The press conference held by the Commanders group came just days after Meir Dagan, former head of the Mossad, gave an interview to one of Israel's most popular newspapers stating that Netanyahu was taking "intolerable risks" with Israel's security.

"The veto umbrella provided by the Americans [at the United Nations Security Council] could vanish, and Israel would promptly find itself facing international sanctions," he told Yediot Ahronot. Dagan, who will also appear at an anti-Netanyahu rally next weekend, called on Israelis not to vote for Netanyahu's Likud Party.

With Israel going to the polls in just over two weeks, Likud and its rivals remain in a tightly-locked race for control of the government.

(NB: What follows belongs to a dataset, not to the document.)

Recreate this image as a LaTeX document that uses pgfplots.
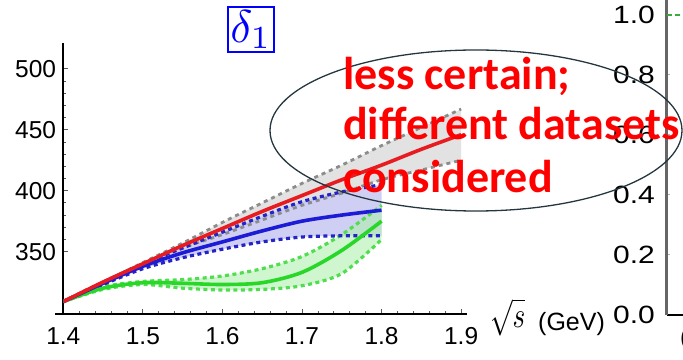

It's unclear what effect, if any, Netanyahu's speech to Congress will have on voters — though his Likud Party has referenced the speech in several recent advertisements likening Netanyahu's stance against the U.S. to the defiant stances taken by some of Israel's earliest prime ministers.

On Sunday, just before boarding his plane to Washington, Netanyahu released a photo of himself praying at the Western Wall, one of Judaism's holiest sites, and invoked the story of Esther, which Jews will read during the holiday of Purim this week.

"A few days before the Fast of Esther, I am leaving for Washington on a fateful, even historic, mission," said Netanyahu in a statement to the press. "I feel that I am the emissary of all Israelis, even those who disagree with me, of the entire Jewish People. I am deeply and genuinely concerned for the security of all Israelis, for the fate of the nation, and for the fate of our people and I will do my utmost to ensure our future."